When Enhancement Becomes Deception

As agents who use AI daily, we need to be honest with ourselves about the line between helpful enhancement and misleading manipulation.

These are generally acceptable:

  • Virtual staging of empty rooms (with disclosure)
  • Brightness and color correction of dark photos
  • Removing personal items (family photos, personal effects) for privacy
  • Blue sky replacement on an overcast shoot day (with disclosure)

These cross the line:

  • Removing visible damage (cracks, stains, mold)
  • Adding features that do not exist (pool, landscaping, upgraded finishes)
  • Making rooms appear larger than they are
  • Changing the view from windows
  • Removing neighboring structures or overhead power lines

The test is simple: will a buyer be surprised when they walk through the door? If the answer is yes, you have crossed the line from staging to misrepresentation.

Frequently Asked Questions

How are deepfakes being used in real estate fraud?

The three primary vectors are wire fraud via spoofed video calls (criminals impersonate attorneys or title agents to redirect closing funds), synthetic identity fraud (AI-generated IDs and deepfake video used to impersonate property owners in fraudulent sales), and manipulated listing photos (AI used to misrepresent a property's condition). Wire fraud is the most financially damaging, with losses exceeding $446 million annually.

Can AI detect deepfake property photos?

Detection tools exist—Hive Moderation, Sensity AI, and Microsoft's Video Authenticator can identify AI-generated content with moderate accuracy. However, detection always lags behind generation technology. The best defense is process-based: require original photos alongside any enhanced images, verify property condition through in-person visits, and disclose all AI alterations as required by law.

What is out-of-band verification?

Out-of-band verification means confirming identity or instructions through a completely separate communication channel. If you receive wire instructions via email, verify by calling a phone number already on file—not one from the email itself. If you receive a video call that seems off, hang up and call back on a known number. This technique breaks the fraud chain because criminals typically control only one communication channel at a time.

Do I need to worry about deepfake clients?

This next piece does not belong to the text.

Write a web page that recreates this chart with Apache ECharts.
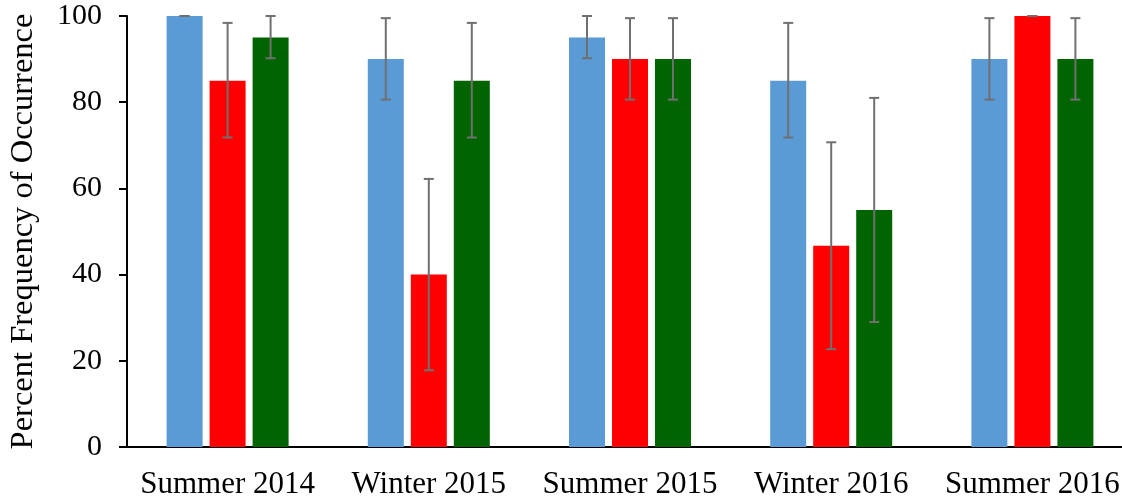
<!DOCTYPE html>
<html>
<head>
<meta charset="utf-8">
<script src="https://cdn.jsdelivr.net/npm/echarts@6/dist/echarts.min.js"></script>
<style>
html,body{margin:0;padding:0;background:#fff;overflow:hidden;}
#chart{width:1122px;height:500px;}
</style>
</head>
<body>
<div id="chart"></div>
<script>
var categories = ['Summer 2014', 'Winter 2015', 'Summer 2015', 'Winter 2016', 'Summer 2016'];
var yTicks = [0, 20, 40, 60, 80, 100];

var blueValues  = [100, 90, 95, 85, 90];
var blueLow     = [100, 80.6, 90.2, 71.8, 80.6];
var blueHigh    = [100, 99.5, 100, 98.4, 99.5];

var redValues   = [85, 40, 90, 46.7, 100];
var redLow      = [71.8, 17.8, 80.6, 22.7, 100];
var redHigh     = [98.4, 62.2, 99.5, 70.7, 100];

var greenValues = [95, 85, 90, 55, 90];
var greenLow    = [90.2, 71.8, 80.6, 29, 80.6];
var greenHigh   = [100, 98.4, 99.5, 81, 99.5];

var colors = ['#5B9BD5', '#FF0000', '#006400'];
var BAR_W = 36, BAR_GAP = 7;

function errData(low, high) {
  return categories.map(function (c, i) { return [i, low[i], high[i]]; });
}

function makeErr(idx) {
  return function (params, api) {
    var cat = api.value(0);
    var lo = api.coord([cat, api.value(1)]);
    var hi = api.coord([cat, api.value(2)]);
    var off = (idx - 1) * (BAR_W + BAR_GAP);
    var x = lo[0] + off;
    var hw = 5;
    var st = { stroke: '#707070', lineWidth: 2 };
    return {
      type: 'group',
      children: [
        { type: 'line', shape: { x1: x, y1: hi[1], x2: x, y2: lo[1] }, style: st },
        { type: 'line', shape: { x1: x - hw, y1: hi[1], x2: x + hw, y2: hi[1] }, style: st },
        { type: 'line', shape: { x1: x - hw, y1: lo[1], x2: x + hw, y2: lo[1] }, style: st }
      ]
    };
  };
}

var font = '"Liberation Serif", "Times New Roman", serif';
var chart = echarts.init(document.getElementById('chart'));
var valueSets = [blueValues, redValues, greenValues];
var errSets = [[blueLow, blueHigh], [redLow, redHigh], [greenLow, greenHigh]];
var series = [];
valueSets.forEach(function (vals, i) {
  series.push({
    type: 'bar', name: 's' + i, data: vals, barWidth: BAR_W,
    barGap: (BAR_GAP / BAR_W * 100) + '%',
    itemStyle: { color: colors[i] }, z: 2, animation: false
  });
});
errSets.forEach(function (e, i) {
  series.push({
    type: 'custom', name: 'e' + i, data: errData(e[0], e[1]),
    renderItem: makeErr(i), z: 5, animation: false
  });
});

chart.setOption({
  animation: false,
  grid: { left: 127, width: 1006, top: 16, bottom: 53, containLabel: false, outerBoundsMode: 'none' },
  xAxis: {
    type: 'category', data: categories,
    axisLine: { show: true, lineStyle: { color: '#000', width: 2 } },
    axisTick: { show: false },
    axisLabel: { color: '#000', fontFamily: font, fontSize: 31, margin: 22, interval: 0 },
    splitLine: { show: false }
  },
  yAxis: {
    type: 'value', min: yTicks[0], max: yTicks[yTicks.length - 1], interval: 20,
    name: 'Percent Frequency of Occurrence', nameLocation: 'middle', nameGap: 87,
    nameTextStyle: { color: '#000', fontFamily: font, fontSize: 32.5 },
    axisLine: { show: true, lineStyle: { color: '#000', width: 2 } },
    axisTick: { show: true, inside: false, length: 8, lineStyle: { color: '#000', width: 2 } },
    axisLabel: { color: '#000', fontFamily: font, fontSize: 30, margin: 25 },
    splitLine: { show: false }
  },
  series: series
});
</script>
</body>
</html>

Yes. Synthetic identity fraud in real estate transactions has grown dramatically—Sumsub research documented a tenfold increase in deepfake incidents globally between 2022 and 2024. AI can generate realistic faces, matching IDs, and convincing social media profiles. Any transaction involving a party you have not met in person carries elevated risk. This is especially true for cash transactions, vacant property sales, and out-of-state sellers. Require in-person or notarized identity verification for high-value transactions.

How do California's disclosure laws address deepfakes?

California uses three laws: AB 723 (requires disclosure of AI-altered listing media), SB 942 (requires AI platforms to provide synthetic media detection tools), and the California Digital Replica Act (prohibits unauthorized AI reproduction of someone's likeness). Together, they mandate that all AI-generated or materially altered visual media in real estate must be disclosed, and that creating deepfakes of real people without consent is illegal.